- Dutch Merger Code (SER) Amended
- November 27, 2015 | Author: Rob Van Eldik
- Law Firm: Greenberg Traurig, LLP - Amsterdam Office
- Under the SER Merger Code (SER Fusiegedragregels), a merger or acquisition in the Netherlands that involves an entity with 50 employees or more requires the parties to give notice of the merger to relevant trade unions. This notification should take place before any binding merger documents, like a SPA, are signed between parties. The main purpose of the SER Merger Code (“Merger Code”) is to protect the interests of employees who work for companies that may be subject to a merger or acquisition. Pursuant to the rules of the Merger Code, parties are required to timely involve employee representatives in a proposed merger or acquisition, in order to allow those representatives to give their views on the proposed transaction and on the potential impact to the employees.
Recently, the Merger Code was amended with changes that are relevant for corporate and employment mergers and acquisitions practice. Firstly, the Merger Code’s scope has been expanded. Secondly, it now introduces the option to challenge whether an actual change of control has occurred. Finally, the confidentiality obligations imposed on the involved trade unions have been strengthened.

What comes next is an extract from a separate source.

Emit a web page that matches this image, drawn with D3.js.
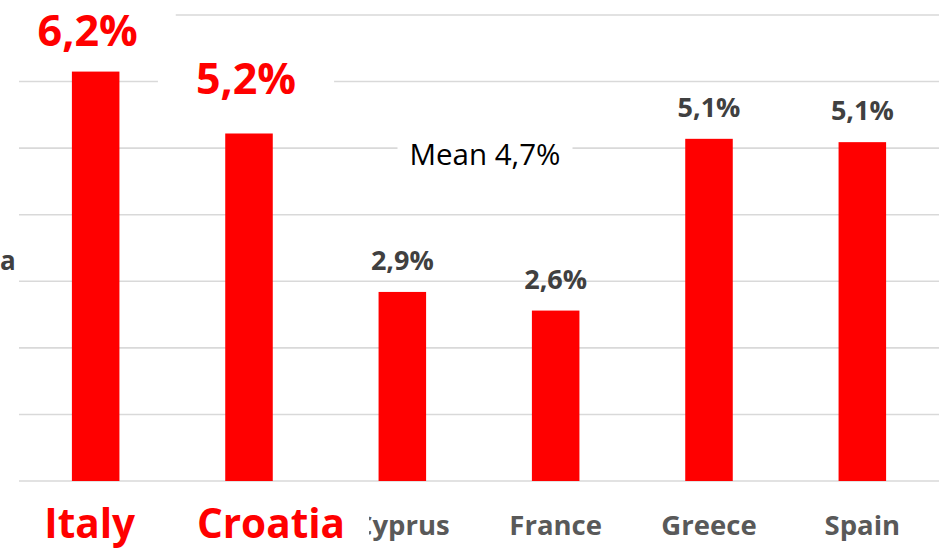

The definition of “business sector” (bedrijfsleven) has been broadened. As of Oct. 1, 2015, a merger or acquisition involving (semi-) governmental bodies, not-for-profit organizations and professional service providers (vrije beroep), are now subject to the Merger Code’s notification requirements, if they operate on the market and are professionally organized. As a result, formerly exempt companies that are active in the health care industry, or in education, may now be subject to the notification requirements pursuant to the Merger Code, in case of a merger.
For M&A practice, this means that the scope of proposed transactions that may be subject to the notification requirements is materially expanded.
- Change of control
A change of control is assumed to take place where: (i) the right to appoint more than half of the members of the board of management, or supervisory board of the company (depending on whether a one-tier or two-tier board structure applies), is acquired; (ii) more than 50 percent of the voting rights in the general meeting of shareholders is acquired; or (iii) more than 50 percent of the share capital is acquired.
The Merger Code, as of Oct. 1, 2015, introduces the right to challenge this assumption. For example, in a case where the majority of share capital is acquired, but the shares do not have voting rights, or other shareholders hold increased voting rights, it can now be argued that no change of control is effectively taking place.
The same applies if a company being acquired is subject to the full large company regime (volledig structuurregime), where the members of the supervisory board are appointed by the supervisory board itself, instead of the shareholders. In this case, the assumption of a change of control can be refuted, and the notification requirements do not apply.
Finally, the scope of the confidentiality obligations that apply to members of the trade unions has been expanded, putting stricter requirements on the disclosure of any information relating to a proposed merger or acquisition.